__GIVEN RECORDS__:
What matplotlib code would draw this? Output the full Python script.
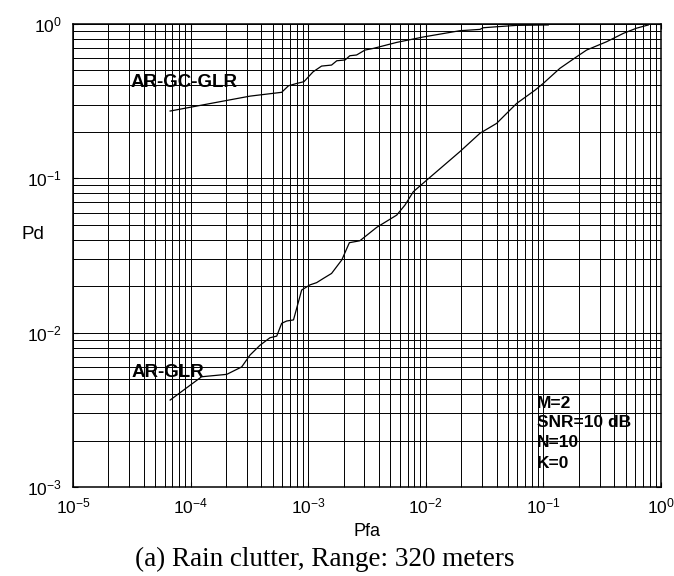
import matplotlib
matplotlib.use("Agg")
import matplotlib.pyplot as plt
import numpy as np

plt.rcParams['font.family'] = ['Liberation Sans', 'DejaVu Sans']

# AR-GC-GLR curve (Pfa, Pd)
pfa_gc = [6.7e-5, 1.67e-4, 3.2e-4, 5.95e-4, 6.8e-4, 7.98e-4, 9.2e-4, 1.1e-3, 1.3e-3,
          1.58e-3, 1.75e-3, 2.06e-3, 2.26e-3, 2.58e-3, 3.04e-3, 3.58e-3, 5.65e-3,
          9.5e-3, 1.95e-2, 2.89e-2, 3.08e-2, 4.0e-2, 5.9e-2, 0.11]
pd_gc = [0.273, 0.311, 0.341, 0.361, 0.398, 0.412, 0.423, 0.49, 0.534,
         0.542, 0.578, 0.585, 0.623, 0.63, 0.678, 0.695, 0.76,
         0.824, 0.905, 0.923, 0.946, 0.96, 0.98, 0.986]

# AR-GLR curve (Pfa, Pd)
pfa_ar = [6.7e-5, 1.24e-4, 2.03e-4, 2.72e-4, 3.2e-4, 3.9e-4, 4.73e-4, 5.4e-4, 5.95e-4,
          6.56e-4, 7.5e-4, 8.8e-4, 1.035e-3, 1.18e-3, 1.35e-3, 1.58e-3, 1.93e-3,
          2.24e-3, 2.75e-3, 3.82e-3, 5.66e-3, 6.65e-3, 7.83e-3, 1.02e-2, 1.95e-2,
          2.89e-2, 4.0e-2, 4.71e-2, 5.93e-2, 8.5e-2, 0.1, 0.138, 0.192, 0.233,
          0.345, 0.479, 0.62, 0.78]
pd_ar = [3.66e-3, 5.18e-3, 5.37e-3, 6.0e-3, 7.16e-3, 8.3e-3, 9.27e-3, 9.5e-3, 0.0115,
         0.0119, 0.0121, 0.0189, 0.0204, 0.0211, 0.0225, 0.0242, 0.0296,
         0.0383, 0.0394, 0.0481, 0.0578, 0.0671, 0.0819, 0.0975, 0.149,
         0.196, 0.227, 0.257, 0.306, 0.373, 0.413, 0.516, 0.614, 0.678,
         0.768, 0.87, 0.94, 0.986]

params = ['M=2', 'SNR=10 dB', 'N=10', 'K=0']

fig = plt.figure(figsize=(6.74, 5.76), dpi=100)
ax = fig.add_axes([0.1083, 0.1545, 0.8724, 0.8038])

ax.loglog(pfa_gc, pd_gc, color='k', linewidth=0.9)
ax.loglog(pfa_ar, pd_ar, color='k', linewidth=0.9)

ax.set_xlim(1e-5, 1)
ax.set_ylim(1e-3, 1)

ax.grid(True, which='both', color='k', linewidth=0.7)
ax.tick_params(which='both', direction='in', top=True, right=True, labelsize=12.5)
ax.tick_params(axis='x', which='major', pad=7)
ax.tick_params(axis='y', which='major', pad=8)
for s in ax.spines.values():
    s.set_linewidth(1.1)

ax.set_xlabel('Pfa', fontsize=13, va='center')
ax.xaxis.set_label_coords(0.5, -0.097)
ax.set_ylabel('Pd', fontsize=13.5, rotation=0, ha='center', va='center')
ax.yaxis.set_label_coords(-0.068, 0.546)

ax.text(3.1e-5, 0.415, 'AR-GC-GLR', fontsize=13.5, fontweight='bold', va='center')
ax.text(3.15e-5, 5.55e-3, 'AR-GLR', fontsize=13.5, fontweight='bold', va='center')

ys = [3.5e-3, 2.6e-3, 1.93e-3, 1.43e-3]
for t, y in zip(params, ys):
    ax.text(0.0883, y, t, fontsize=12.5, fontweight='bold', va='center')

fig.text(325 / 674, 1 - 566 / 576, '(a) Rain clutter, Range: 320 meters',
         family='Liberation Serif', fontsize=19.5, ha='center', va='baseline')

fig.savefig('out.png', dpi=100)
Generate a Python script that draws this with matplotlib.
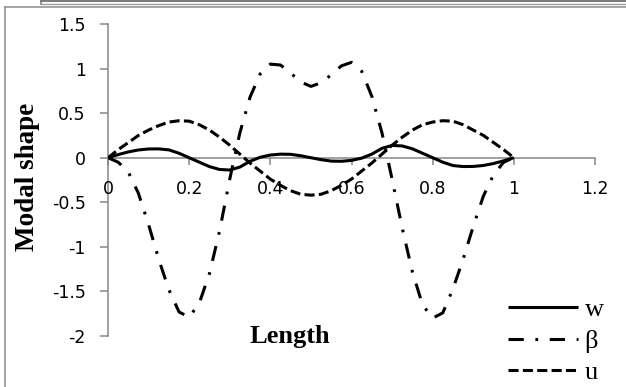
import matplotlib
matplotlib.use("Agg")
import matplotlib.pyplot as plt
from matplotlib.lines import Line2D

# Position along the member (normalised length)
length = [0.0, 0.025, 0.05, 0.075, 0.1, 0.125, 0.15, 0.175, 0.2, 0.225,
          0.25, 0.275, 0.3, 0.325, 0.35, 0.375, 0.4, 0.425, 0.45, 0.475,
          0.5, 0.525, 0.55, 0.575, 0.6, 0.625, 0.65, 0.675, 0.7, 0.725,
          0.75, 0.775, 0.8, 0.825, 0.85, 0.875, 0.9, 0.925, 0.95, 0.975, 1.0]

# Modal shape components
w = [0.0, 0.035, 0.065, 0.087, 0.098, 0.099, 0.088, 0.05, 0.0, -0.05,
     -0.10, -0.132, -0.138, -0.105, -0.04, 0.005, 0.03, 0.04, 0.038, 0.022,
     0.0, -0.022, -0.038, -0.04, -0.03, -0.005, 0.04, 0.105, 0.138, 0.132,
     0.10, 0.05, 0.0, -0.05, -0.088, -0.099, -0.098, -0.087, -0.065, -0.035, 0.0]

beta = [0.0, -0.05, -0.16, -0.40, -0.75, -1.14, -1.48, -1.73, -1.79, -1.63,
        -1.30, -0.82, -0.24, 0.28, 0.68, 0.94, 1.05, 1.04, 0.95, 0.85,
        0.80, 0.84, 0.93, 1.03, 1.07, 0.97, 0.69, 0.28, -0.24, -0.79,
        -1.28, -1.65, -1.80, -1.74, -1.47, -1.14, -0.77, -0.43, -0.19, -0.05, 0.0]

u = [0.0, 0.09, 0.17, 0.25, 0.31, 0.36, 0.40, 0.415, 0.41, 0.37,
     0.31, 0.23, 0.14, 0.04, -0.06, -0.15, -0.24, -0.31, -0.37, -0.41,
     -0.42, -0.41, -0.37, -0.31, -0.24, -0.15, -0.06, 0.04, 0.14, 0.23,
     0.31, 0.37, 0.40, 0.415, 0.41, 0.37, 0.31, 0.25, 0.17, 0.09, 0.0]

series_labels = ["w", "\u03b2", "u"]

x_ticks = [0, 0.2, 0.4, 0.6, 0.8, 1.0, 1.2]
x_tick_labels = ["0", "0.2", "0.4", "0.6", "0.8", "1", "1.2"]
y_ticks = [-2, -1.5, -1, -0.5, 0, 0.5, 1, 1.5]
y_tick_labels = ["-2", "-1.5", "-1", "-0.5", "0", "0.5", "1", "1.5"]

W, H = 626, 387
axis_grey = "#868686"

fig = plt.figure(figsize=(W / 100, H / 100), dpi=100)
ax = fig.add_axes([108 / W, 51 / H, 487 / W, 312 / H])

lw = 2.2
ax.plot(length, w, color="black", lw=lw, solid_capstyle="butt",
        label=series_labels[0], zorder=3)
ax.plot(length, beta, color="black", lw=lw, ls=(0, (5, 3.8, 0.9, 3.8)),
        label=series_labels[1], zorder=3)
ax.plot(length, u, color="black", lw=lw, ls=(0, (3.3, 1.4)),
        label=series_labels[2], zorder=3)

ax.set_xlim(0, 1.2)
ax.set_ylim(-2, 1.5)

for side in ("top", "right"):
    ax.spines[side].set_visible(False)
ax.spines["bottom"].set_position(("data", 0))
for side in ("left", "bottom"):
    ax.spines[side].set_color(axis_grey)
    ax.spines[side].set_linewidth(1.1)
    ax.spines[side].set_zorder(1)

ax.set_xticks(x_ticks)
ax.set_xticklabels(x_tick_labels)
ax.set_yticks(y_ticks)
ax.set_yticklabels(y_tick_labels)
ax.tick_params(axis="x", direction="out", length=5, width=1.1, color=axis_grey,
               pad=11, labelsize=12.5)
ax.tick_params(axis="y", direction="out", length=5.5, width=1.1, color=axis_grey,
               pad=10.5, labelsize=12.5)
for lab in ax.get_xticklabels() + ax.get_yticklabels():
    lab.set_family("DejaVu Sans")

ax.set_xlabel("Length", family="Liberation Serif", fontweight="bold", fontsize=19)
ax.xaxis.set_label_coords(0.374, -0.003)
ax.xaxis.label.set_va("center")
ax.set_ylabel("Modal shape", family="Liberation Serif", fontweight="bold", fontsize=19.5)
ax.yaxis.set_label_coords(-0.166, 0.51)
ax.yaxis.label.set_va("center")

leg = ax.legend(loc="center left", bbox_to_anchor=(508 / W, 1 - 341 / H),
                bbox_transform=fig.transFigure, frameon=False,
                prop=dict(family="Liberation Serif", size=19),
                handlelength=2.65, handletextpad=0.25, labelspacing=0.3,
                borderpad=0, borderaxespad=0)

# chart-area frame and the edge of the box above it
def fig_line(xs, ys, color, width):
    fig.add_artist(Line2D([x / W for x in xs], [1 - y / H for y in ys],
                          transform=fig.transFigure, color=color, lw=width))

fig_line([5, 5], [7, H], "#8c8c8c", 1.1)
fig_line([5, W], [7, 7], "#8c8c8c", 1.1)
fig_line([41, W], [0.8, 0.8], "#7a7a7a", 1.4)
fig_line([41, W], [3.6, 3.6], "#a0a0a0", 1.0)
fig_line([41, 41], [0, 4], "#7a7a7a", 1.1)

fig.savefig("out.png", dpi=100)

__GOAL__:
Among the entries above, locate the line with "Generate a Python" and the line with "0.95, 0.975, 1.0]". Give those two lines and all lines between them again, exactly, leaving out the pictures.

__REPLY TO THE EXERCISE__:
Generate a Python script that draws this with matplotlib.
import matplotlib
matplotlib.use("Agg")
import matplotlib.pyplot as plt
from matplotlib.lines import Line2D

# Position along the member (normalised length)
length = [0.0, 0.025, 0.05, 0.075, 0.1, 0.125, 0.15, 0.175, 0.2, 0.225,
          0.25, 0.275, 0.3, 0.325, 0.35, 0.375, 0.4, 0.425, 0.45, 0.475,
          0.5, 0.525, 0.55, 0.575, 0.6, 0.625, 0.65, 0.675, 0.7, 0.725,
          0.75, 0.775, 0.8, 0.825, 0.85, 0.875, 0.9, 0.925, 0.95, 0.975, 1.0]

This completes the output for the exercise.